An effective subject line is your key to high open rates and potentially high click-through rates. Whether you are sending a daily digest, monthly newsletter, or news on an as-needed basis, effective subject lines are what will compel your readers to dive in. Here are 6 of our dos and don’ts for writing email subject lines:
Do make sure it’s different than your preview text.
“53% of total email opens occurred on a mobile phone or tablet in Q3 2014. This is an increase from the 48% percent seen in Q2 2014.” (Experian)
How many emails do you check on your phone? How often is that number dictated by how well a subject line and preview text are written? You have limited real estate to work with in a mobile preview so make sure your subject line and preview text describe as much of what the email contains in as few words a possible to give a great teaser effect.
Don’t make it too long (or too short).
An email subject line should be no longer than 50 characters, as it will get cut off on most mobile and some desktop readers if it is any lengthier than that. How long is 50 characters?
6 Dos and Don’t of Effective Email Subject Lines. That line is 48 characters with spaces.

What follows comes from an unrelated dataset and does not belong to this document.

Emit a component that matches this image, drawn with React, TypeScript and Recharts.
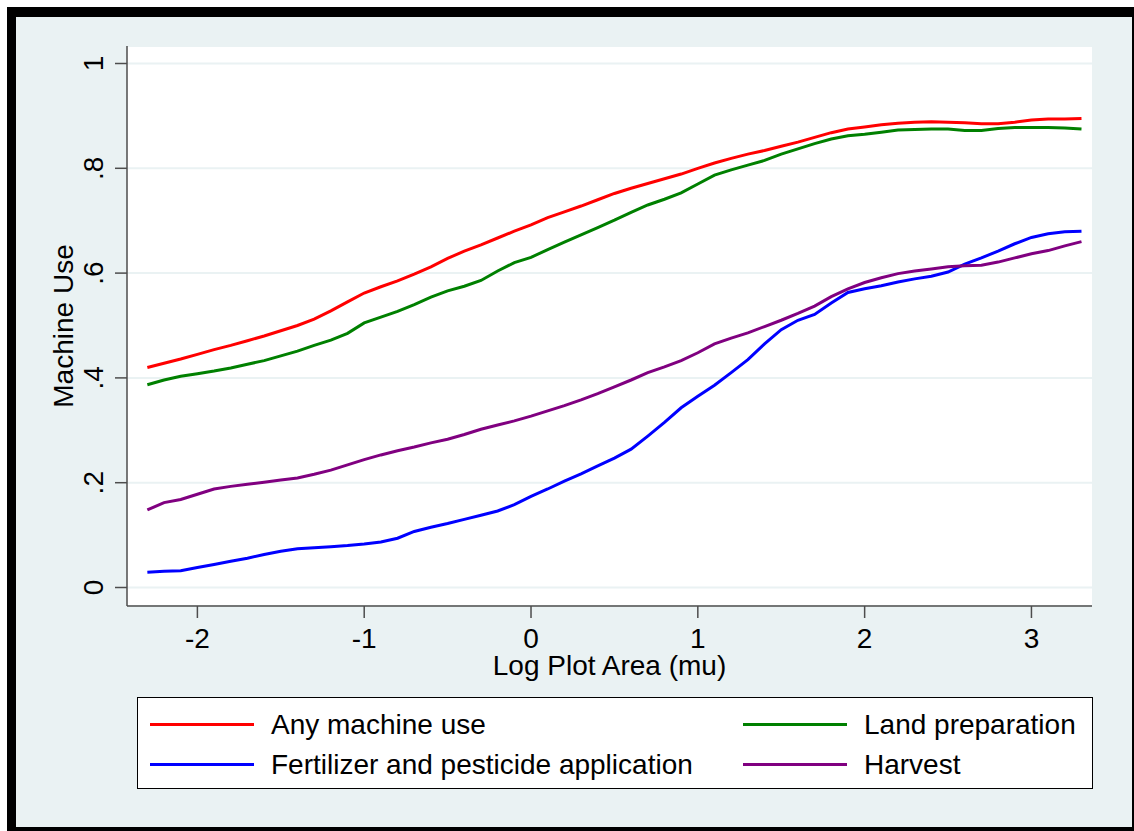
import { LineChart, Line, XAxis, YAxis, CartesianGrid, Label } from "recharts";

// log plot area (mu)
const logArea = [
  -2.3, -2.2, -2.1, -2.0, -1.9, -1.8, -1.7, -1.6, -1.5, -1.4, -1.3, -1.2, -1.1, -1.0, -0.9, -0.8, -0.7, -0.6, -0.5,
  -0.4, -0.3, -0.2, -0.1, 0.0, 0.1, 0.2, 0.3, 0.4, 0.5, 0.6, 0.7, 0.8, 0.9, 1.0, 1.1, 1.2, 1.3, 1.4, 1.5, 1.6, 1.7,
  1.8, 1.9, 2.0, 2.1, 2.2, 2.3, 2.4, 2.5, 2.6, 2.7, 2.8, 2.9, 3.0, 3.1, 3.2, 3.3,
];

const anyMachine = [
  0.42, 0.428, 0.436, 0.445, 0.454, 0.462, 0.471, 0.48, 0.49, 0.5, 0.512, 0.528, 0.545, 0.562, 0.574, 0.585, 0.598,
  0.612, 0.628, 0.642, 0.654, 0.667, 0.68, 0.692, 0.706, 0.717, 0.728, 0.74, 0.752, 0.762, 0.771, 0.78, 0.789, 0.8,
  0.81, 0.819, 0.827, 0.834, 0.842, 0.85, 0.859, 0.868, 0.875, 0.879, 0.883, 0.886, 0.888, 0.889, 0.888, 0.887,
  0.885, 0.885, 0.888, 0.892, 0.894, 0.894, 0.895,
];

const landPrep = [
  0.387, 0.396, 0.403, 0.408, 0.413, 0.419, 0.426, 0.433, 0.442, 0.451, 0.462, 0.472, 0.485, 0.505, 0.516, 0.527,
  0.54, 0.554, 0.566, 0.575, 0.586, 0.604, 0.62, 0.63, 0.645, 0.659, 0.673, 0.687, 0.701, 0.716, 0.73, 0.741, 0.753,
  0.77, 0.787, 0.797, 0.806, 0.815, 0.827, 0.837, 0.847, 0.856, 0.862, 0.865, 0.869, 0.873, 0.874, 0.875, 0.875,
  0.872, 0.872, 0.876, 0.878, 0.878, 0.878, 0.877, 0.875,
];

const fertPest = [
  0.029, 0.031, 0.032, 0.038, 0.044, 0.05, 0.056, 0.063, 0.069, 0.074, 0.076, 0.078, 0.08, 0.083, 0.087, 0.094, 0.107,
  0.115, 0.122, 0.13, 0.138, 0.146, 0.158, 0.174, 0.188, 0.203, 0.217, 0.232, 0.247, 0.264, 0.289, 0.315, 0.343,
  0.365, 0.386, 0.41, 0.435, 0.465, 0.492, 0.51, 0.521, 0.543, 0.563, 0.57, 0.576, 0.583, 0.589, 0.594, 0.602,
  0.617, 0.629, 0.642, 0.656, 0.668, 0.675, 0.679, 0.68,
];

const harvest = [
  0.148, 0.162, 0.168, 0.178, 0.188, 0.193, 0.197, 0.201, 0.205, 0.209, 0.216, 0.224, 0.234, 0.244, 0.253, 0.261,
  0.268, 0.276, 0.283, 0.292, 0.302, 0.31, 0.318, 0.327, 0.337, 0.347, 0.358, 0.37, 0.383, 0.396, 0.41, 0.421, 0.433,
  0.448, 0.465, 0.476, 0.486, 0.498, 0.51, 0.523, 0.537, 0.555, 0.57, 0.582, 0.591, 0.599, 0.604, 0.608, 0.612,
  0.614, 0.615, 0.621, 0.629, 0.637, 0.643, 0.652, 0.66,
];

const xTicks = [-2, -1, 0, 1, 2, 3];
const yTicks = [0, 0.2, 0.4, 0.6, 0.8, 1];
const yTickLabels = ["0", ".2", ".4", ".6", ".8", "1"];

const series = [
  { key: "any", name: "Any machine use", color: "#FF0000", values: anyMachine },
  { key: "land", name: "Land preparation", color: "#008000", values: landPrep },
  { key: "fert", name: "Fertilizer and pesticide application", color: "#0000FF", values: fertPest },
  { key: "harvest", name: "Harvest", color: "#800080", values: harvest },
];

const data = logArea.map((x, i) => {
  const row: any = { x };
  series.forEach((s) => (row[s.key] = s.values[i]));
  return row;
});

const FONT = "'Liberation Sans', Arial, Helvetica, sans-serif";
const FS = 28;
const BG = "#EAF2F3";
const AXIS = "#4D4D4D";

function XTick({ x, y, payload }: any) {
  return (
    <text x={x} y={y} dy={28} textAnchor="middle" fontFamily={FONT} fontSize={FS} fill="#000">
      {String(payload.value)}
    </text>
  );
}

function YTick({ x, y, payload }: any) {
  const i = yTicks.indexOf(payload.value);
  const bx = x - 10;
  return (
    <text
      x={bx}
      y={y}
      textAnchor="middle"
      transform={`rotate(-90 ${bx} ${y})`}
      fontFamily={FONT}
      fontSize={FS}
      fill="#000"
    >
      {yTickLabels[i] ?? String(payload.value)}
    </text>
  );
}

function XTitle({ viewBox }: any) {
  const cx = viewBox.x + viewBox.width / 2;
  return (
    <text x={cx} y={viewBox.y + 69} textAnchor="middle" fontFamily={FONT} fontSize={FS} fill="#000">
      Log Plot Area (mu)
    </text>
  );
}

function YTitle({ viewBox }: any) {
  const bx = viewBox.x + 73;
  const cy = viewBox.y + viewBox.height / 2;
  return (
    <text
      x={bx}
      y={cy}
      textAnchor="middle"
      transform={`rotate(-90 ${bx} ${cy})`}
      fontFamily={FONT}
      fontSize={FS}
      fill="#000"
    >
      Machine Use
    </text>
  );
}

function ChartLegend() {
  const cols = [12, 605];
  const rows = [27, 67];
  return (
    <div
      style={{
        position: "absolute",
        left: 137,
        top: 697,
        width: 954,
        height: 90,
        border: "1px solid #000",
        background: "#fff",
        fontFamily: FONT,
        fontSize: FS,
        lineHeight: `${FS}px`,
      }}
    >
      {series.map((s, i) => {
        const left = cols[i % 2];
        const top = rows[Math.floor(i / 2)];
        return (
          <div key={s.key}>
            <div
              style={{ position: "absolute", left, top: top - 2, width: 104, height: 3, background: s.color }}
            />
            <div style={{ position: "absolute", left: left + 121, top: top - 14, whiteSpace: "nowrap", color: "#000" }}>
              {s.name}
            </div>
          </div>
        );
      })}
    </div>
  );
}

export default function App() {
  return (
    <div
      style={{
        position: "absolute",
        left: 0,
        top: 0,
        width: 1134,
        height: 831,
        overflow: "hidden",
        background: "#fff",
      }}
    >
      <div style={{ position: "absolute", left: 7, top: 7, width: 1140, height: 840, background: "#000" }} />
      <div style={{ position: "absolute", left: 16, top: 17, width: 1116, height: 810, background: BG }} />
      <div style={{ position: "absolute", left: 0, top: 0 }}>
        <LineChart width={1134} height={831} data={data} margin={{ top: 46, right: 42, bottom: 165, left: 0 }}>
          <CartesianGrid horizontal vertical={false} stroke={BG} strokeWidth={2} fill="#fff" />
          <XAxis
            dataKey="x"
            type="number"
            domain={[-2.422, 3.363]}
            ticks={xTicks}
            allowDataOverflow
            height={60}
            tickSize={12}
            tick={<XTick />}
            axisLine={{ stroke: AXIS, strokeWidth: 1.5 }}
            tickLine={{ stroke: AXIS, strokeWidth: 1.5 }}
          >
            <Label content={<XTitle />} />
          </XAxis>
          <YAxis
            type="number"
            domain={[-0.0353, 1.0334]}
            ticks={yTicks}
            allowDataOverflow
            width={127}
            tickSize={12}
            tick={<YTick />}
            axisLine={{ stroke: AXIS, strokeWidth: 1.5 }}
            tickLine={{ stroke: AXIS, strokeWidth: 1.5 }}
          >
            <Label content={<YTitle />} />
          </YAxis>
          {series.map((s) => (
            <Line
              key={s.key}
              type="linear"
              dataKey={s.key}
              name={s.name}
              stroke={s.color}
              strokeWidth={3}
              dot={false}
              activeDot={false}
              isAnimationActive={false}
            />
          ))}
        </LineChart>
      </div>
      <ChartLegend />
    </div>
  );
}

Choose which piece of your email is going to be the most compelling to potential readers and use that as your subject. Write a few options, at least three, before selecting and tweaking your best and final line.

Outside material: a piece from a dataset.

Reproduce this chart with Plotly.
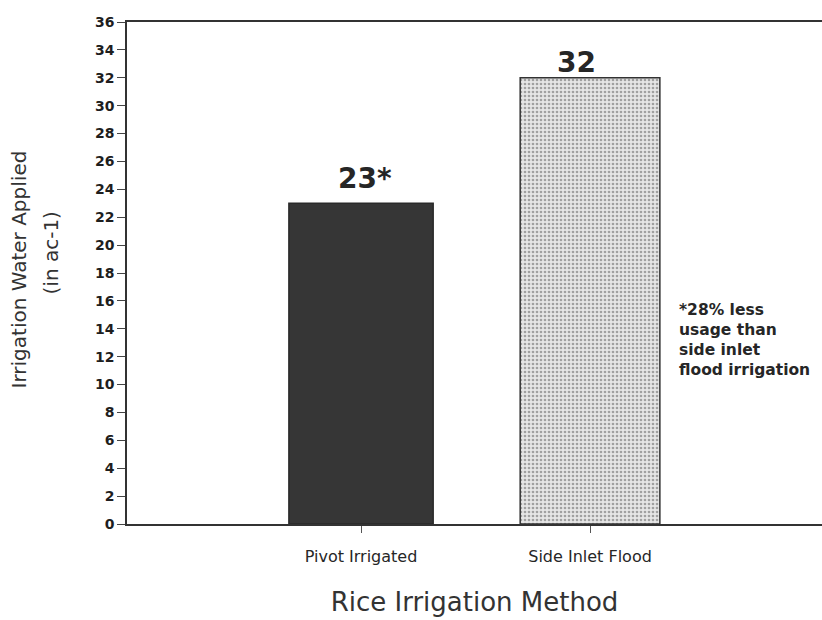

Do test your subject lines.
If you’re in between two different options of subject lines, use them both. A/B testing of email subject lines is a great way to find out what attracts your audience. Test which line garners you the higher open rate and higher click-through rate to the related article by sending one to half your list and one to the other half. Both numbers will give you insight on how reflective and effective your subject lines are.
Don’t be misleading.
Subject lines that imply the delivery of specific content need the emails to deliver on that content. If you lead with “coupon inside” then you should truly offer a coupon. If you’re having trouble coming up with an alluring subject line based on your content, then your content may not be that alluring!

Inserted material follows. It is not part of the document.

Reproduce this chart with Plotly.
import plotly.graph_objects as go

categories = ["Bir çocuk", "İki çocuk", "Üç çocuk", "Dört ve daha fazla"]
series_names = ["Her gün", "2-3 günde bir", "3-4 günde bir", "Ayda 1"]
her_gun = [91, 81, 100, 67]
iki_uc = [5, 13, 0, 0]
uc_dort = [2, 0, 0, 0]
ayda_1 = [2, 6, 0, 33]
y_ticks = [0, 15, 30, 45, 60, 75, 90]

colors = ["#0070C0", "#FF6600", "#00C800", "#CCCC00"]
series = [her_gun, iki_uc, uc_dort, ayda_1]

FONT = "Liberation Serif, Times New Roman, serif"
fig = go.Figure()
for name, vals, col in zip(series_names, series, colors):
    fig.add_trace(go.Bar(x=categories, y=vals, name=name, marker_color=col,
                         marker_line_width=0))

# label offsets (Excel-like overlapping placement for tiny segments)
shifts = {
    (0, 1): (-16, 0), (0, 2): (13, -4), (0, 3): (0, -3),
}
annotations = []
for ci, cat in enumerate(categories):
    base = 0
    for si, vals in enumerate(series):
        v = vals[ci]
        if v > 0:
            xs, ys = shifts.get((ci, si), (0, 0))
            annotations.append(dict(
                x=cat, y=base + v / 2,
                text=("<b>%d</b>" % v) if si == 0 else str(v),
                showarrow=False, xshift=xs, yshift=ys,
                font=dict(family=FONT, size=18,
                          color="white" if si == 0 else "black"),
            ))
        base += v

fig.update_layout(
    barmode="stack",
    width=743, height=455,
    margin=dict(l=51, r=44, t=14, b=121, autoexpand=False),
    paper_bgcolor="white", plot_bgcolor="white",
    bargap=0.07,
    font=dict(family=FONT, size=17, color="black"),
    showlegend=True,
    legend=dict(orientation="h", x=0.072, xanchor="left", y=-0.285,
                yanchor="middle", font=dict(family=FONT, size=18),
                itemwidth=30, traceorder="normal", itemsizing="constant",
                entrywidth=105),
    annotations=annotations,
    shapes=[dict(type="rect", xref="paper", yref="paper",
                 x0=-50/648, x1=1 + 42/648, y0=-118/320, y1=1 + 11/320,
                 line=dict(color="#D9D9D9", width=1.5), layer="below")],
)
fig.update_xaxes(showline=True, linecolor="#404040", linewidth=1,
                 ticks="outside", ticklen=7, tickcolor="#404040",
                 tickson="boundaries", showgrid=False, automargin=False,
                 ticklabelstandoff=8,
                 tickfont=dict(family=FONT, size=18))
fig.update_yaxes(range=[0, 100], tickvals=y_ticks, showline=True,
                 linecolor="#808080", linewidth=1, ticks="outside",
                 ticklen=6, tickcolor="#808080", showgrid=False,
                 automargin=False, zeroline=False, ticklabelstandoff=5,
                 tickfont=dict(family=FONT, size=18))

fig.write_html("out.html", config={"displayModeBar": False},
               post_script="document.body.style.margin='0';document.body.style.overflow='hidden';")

Another frequently used misleading “trick” is to start the subject line with “Re:” so that the recipient thinks the email is in response to one they previously sent. This is spammy, deceptive, and will promptly land you a new unsubscriber.
Do use correct grammar.
Subject lines with misplaced punctuation, content in ALL CAPS, and other typos reflect poorly upon your brand. Grammatical errors happen from time to time but your subject line is not the place you want it to occur. Double check your subject lines by sending yourself and a colleague a test email before scheduling your email to go out.
Don’t include fake names.
If using personalization tokens in your subject lines, make sure you’re not sending them to “asdf” or “john smith”—typical fake names that prospects may have used when submitting forms on your website. Do this by cleaning your lists regularly and removing any contact information that appears fake. This will give you a chance to also remove fake email addresses, company names, and other data that could skew your email marketing results.